Data provided =>
-=-=-

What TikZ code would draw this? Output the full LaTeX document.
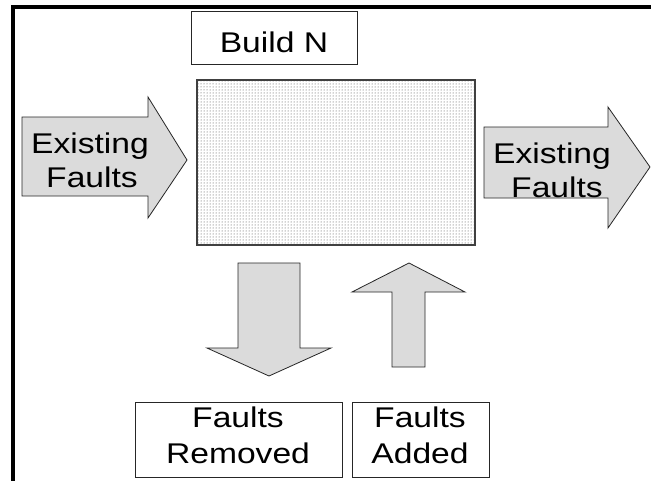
\documentclass[tikz,border=0pt]{standalone}
\usepackage{fontspec}
\setmainfont{Liberation Sans}
\usetikzlibrary{patterns}
\newcommand{\sxt}[1]{\scalebox{1.18}[1]{#1}}
\tikzset{
  txt/.style={inner sep=0pt, anchor=base, font=\fontsize{28.5}{34}\selectfont},
  bigarrow/.style={draw=black!85, line width=0.8pt, fill=black!14, line join=miter},
  lblbox/.style={draw=black!85, line width=0.8pt, fill=white},
}
\begin{document}
\begin{tikzpicture}[x=1pt,y=-1pt]
\useasboundingbox (0,0) rectangle (651,480);
\fill[white] (0,0) rectangle (651,480);
% frame
\draw[line width=4pt] (13,485) -- (13,7) -- (656,7);
% build box
\draw[lblbox] (191,11) rectangle (357,64);
\node[txt] (build) at (274,52) {\sxt{Build N}};
% dotted process box
\fill[white] (197,80) rectangle (475,245);
\fill[pattern=dots, pattern color=black!75] (197,80) rectangle (475,245);
\draw[draw=black!75, line width=1.6pt] (197,80) rectangle (475,245);
% left arrow
\draw[bigarrow] (22,117) -- (148,117) -- (148,97) -- (187,160) -- (148,218) -- (148,196) -- (22,196) -- cycle;
\node[txt] (le1) at (90,153) {\sxt{Existing}};
\node[txt] (le2) at (92,187) {\sxt{Faults}};
% right arrow
\draw[bigarrow] (484,127) -- (608,127) -- (608,107) -- (650,167) -- (608,228) -- (608,198) -- (484,198) -- cycle;
\node[txt] (re1) at (552,163) {\sxt{Existing}};
\node[txt] (re2) at (557,197) {\sxt{Faults}};
% down arrow
\draw[bigarrow] (238,263) -- (300,263) -- (300,348) -- (331,348) -- (269,376) -- (207,348) -- (238,348) -- cycle;
% up arrow
\draw[bigarrow] (392,367) -- (425,367) -- (425,292) -- (465,292) -- (409,263) -- (352,292) -- (392,292) -- cycle;
% bottom boxes
\draw[lblbox] (135,402) rectangle (342,477);
\node[txt] (fr1) at (238,427) {\sxt{Faults}};
\node[txt] (fr2) at (238,463) {\sxt{Removed}};
\draw[lblbox] (352,402) rectangle (489,477);
\node[txt] (fa1) at (420,427) {\sxt{Faults}};
\node[txt] (fa2) at (420,463) {\sxt{Added}};
\end{tikzpicture}
\end{document}
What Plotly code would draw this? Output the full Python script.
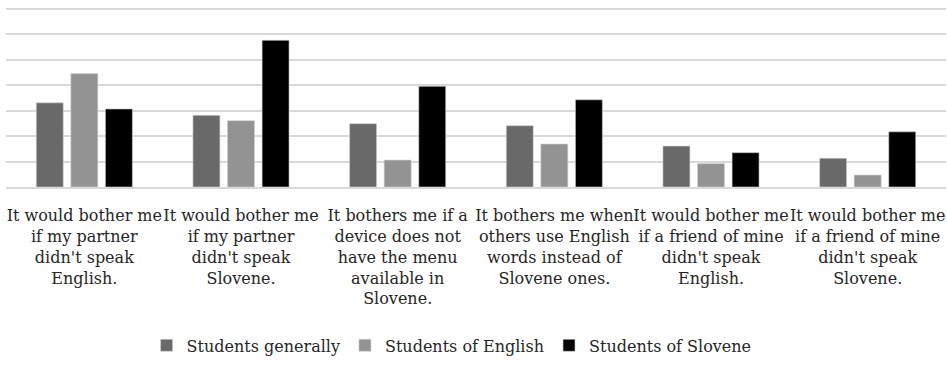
import plotly.graph_objects as go

categories = [
    "It would bother me<br>if my partner<br>didn't speak<br>English.",
    "It would bother me<br>if my partner<br>didn't speak<br>Slovene.",
    "It bothers me if a<br>device does not<br>have the menu<br>available in<br>Slovene.",
    "It bothers me when<br>others use English<br>words instead of<br>Slovene ones.",
    "It would bother me<br>if a friend of mine<br>didn't speak<br>English.",
    "It would bother me<br>if a friend of mine<br>didn't speak<br>Slovene.",
]

students_generally = [33.1, 28.2, 24.9, 24.1, 16.1, 11.3]
students_english = [44.6, 26.1, 10.6, 16.9, 9.2, 4.7]
students_slovene = [30.7, 57.7, 39.6, 34.3, 13.5, 21.7]

series = [
    ("Students generally", students_generally, "#696969"),
    ("Students of English", students_english, "#939393"),
    ("Students of Slovene", students_slovene, "#000000"),
]

SERIF = "DejaVu Serif"

fig = go.Figure()
for name, values, color in series:
    fig.add_trace(go.Bar(
        name=name,
        x=categories,
        y=values,
        marker=dict(color=color, line=dict(color="#d0d0d0", width=0.6)),
    ))

fig.update_layout(
    width=947,
    height=376,
    margin=dict(l=6, r=1, t=7, b=189),
    paper_bgcolor="white",
    plot_bgcolor="white",
    barmode="group",
    bargap=0.338,
    bargroupgap=0.22,
    font=dict(family=SERIF, size=16, color="#262626"),
    showlegend=True,
    legend=dict(
        orientation="h",
        x=0.474,
        xanchor="center",
        y=-0.88,
        yanchor="middle",
        font=dict(family=SERIF, size=16),
        itemwidth=30,
    ),
    xaxis=dict(
        showgrid=False,
        showline=True,
        linecolor="#d9d9d9",
        linewidth=2,
        tickangle=0,
        ticks="",
        ticklabelstandoff=13,
        tickfont=dict(family=SERIF, size=16),
    ),
    yaxis=dict(
        range=[0, 70.8],
        tickvals=[0, 10, 20, 30, 40, 50, 60, 70],
        showgrid=True,
        gridcolor="#d9d9d9",
        gridwidth=2,
        showticklabels=False,
        zeroline=False,
        fixedrange=True,
    ),
)

fig.write_html("out.html")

-=-=-

Each entry must be retyped word for word, with every image omitted.

What TikZ code would draw this? Output the full LaTeX document.
\documentclass[tikz,border=0pt]{standalone}
\usepackage{fontspec}
\setmainfont{Liberation Sans}
\usetikzlibrary{patterns}
\newcommand{\sxt}[1]{\scalebox{1.18}[1]{#1}}
\tikzset{
  txt/.style={inner sep=0pt, anchor=base, font=\fontsize{28.5}{34}\selectfont},
  bigarrow/.style={draw=black!85, line width=0.8pt, fill=black!14, line join=miter},
  lblbox/.style={draw=black!85, line width=0.8pt, fill=white},
}
\begin{document}
\begin{tikzpicture}[x=1pt,y=-1pt]
\useasboundingbox (0,0) rectangle (651,480);
\fill[white] (0,0) rectangle (651,480);
% frame
\draw[line width=4pt] (13,485) -- (13,7) -- (656,7);
% build box
\draw[lblbox] (191,11) rectangle (357,64);
\node[txt] (build) at (274,52) {\sxt{Build N}};
% dotted process box
\fill[white] (197,80) rectangle (475,245);
\fill[pattern=dots, pattern color=black!75] (197,80) rectangle (475,245);
\draw[draw=black!75, line width=1.6pt] (197,80) rectangle (475,245);
% left arrow
\draw[bigarrow] (22,117) -- (148,117) -- (148,97) -- (187,160) -- (148,218) -- (148,196) -- (22,196) -- cycle;
\node[txt] (le1) at (90,153) {\sxt{Existing}};
\node[txt] (le2) at (92,187) {\sxt{Faults}};
% right arrow
\draw[bigarrow] (484,127) -- (608,127) -- (608,107) -- (650,167) -- (608,228) -- (608,198) -- (484,198) -- cycle;
\node[txt] (re1) at (552,163) {\sxt{Existing}};
\node[txt] (re2) at (557,197) {\sxt{Faults}};
% down arrow
\draw[bigarrow] (238,263) -- (300,263) -- (300,348) -- (331,348) -- (269,376) -- (207,348) -- (238,348) -- cycle;
% up arrow
\draw[bigarrow] (392,367) -- (425,367) -- (425,292) -- (465,292) -- (409,263) -- (352,292) -- (392,292) -- cycle;
% bottom boxes
\draw[lblbox] (135,402) rectangle (342,477);
\node[txt] (fr1) at (238,427) {\sxt{Faults}};
\node[txt] (fr2) at (238,463) {\sxt{Removed}};
\draw[lblbox] (352,402) rectangle (489,477);
\node[txt] (fa1) at (420,427) {\sxt{Faults}};
\node[txt] (fa2) at (420,463) {\sxt{Added}};
\end{tikzpicture}
\end{document}
What Plotly code would draw this? Output the full Python script.
import plotly.graph_objects as go

categories = [
    "It would bother me<br>if my partner<br>didn't speak<br>English.",
    "It would bother me<br>if my partner<br>didn't speak<br>Slovene.",
    "It bothers me if a<br>device does not<br>have the menu<br>available in<br>Slovene.",
    "It bothers me when<br>others use English<br>words instead of<br>Slovene ones.",
    "It would bother me<br>if a friend of mine<br>didn't speak<br>English.",
    "It would bother me<br>if a friend of mine<br>didn't speak<br>Slovene.",
]

students_generally = [33.1, 28.2, 24.9, 24.1, 16.1, 11.3]
students_english = [44.6, 26.1, 10.6, 16.9, 9.2, 4.7]
students_slovene = [30.7, 57.7, 39.6, 34.3, 13.5, 21.7]

series = [
    ("Students generally", students_generally, "#696969"),
    ("Students of English", students_english, "#939393"),
    ("Students of Slovene", students_slovene, "#000000"),
]

SERIF = "DejaVu Serif"

fig = go.Figure()
for name, values, color in series:
    fig.add_trace(go.Bar(
        name=name,
        x=categories,
        y=values,
        marker=dict(color=color, line=dict(color="#d0d0d0", width=0.6)),
    ))

fig.update_layout(
    width=947,
    height=376,
    margin=dict(l=6, r=1, t=7, b=189),
    paper_bgcolor="white",
    plot_bgcolor="white",
    barmode="group",
    bargap=0.338,
    bargroupgap=0.22,
    font=dict(family=SERIF, size=16, color="#262626"),
    showlegend=True,
    legend=dict(
        orientation="h",
        x=0.474,
        xanchor="center",
        y=-0.88,
        yanchor="middle",
        font=dict(family=SERIF, size=16),
        itemwidth=30,
    ),
    xaxis=dict(
        showgrid=False,
        showline=True,
        linecolor="#d9d9d9",
        linewidth=2,
        tickangle=0,
        ticks="",
        ticklabelstandoff=13,
        tickfont=dict(family=SERIF, size=16),
    ),
    yaxis=dict(
        range=[0, 70.8],
        tickvals=[0, 10, 20, 30, 40, 50, 60, 70],
        showgrid=True,
        gridcolor="#d9d9d9",
        gridwidth=2,
        showticklabels=False,
        zeroline=False,
        fixedrange=True,
    ),
)

fig.write_html("out.html")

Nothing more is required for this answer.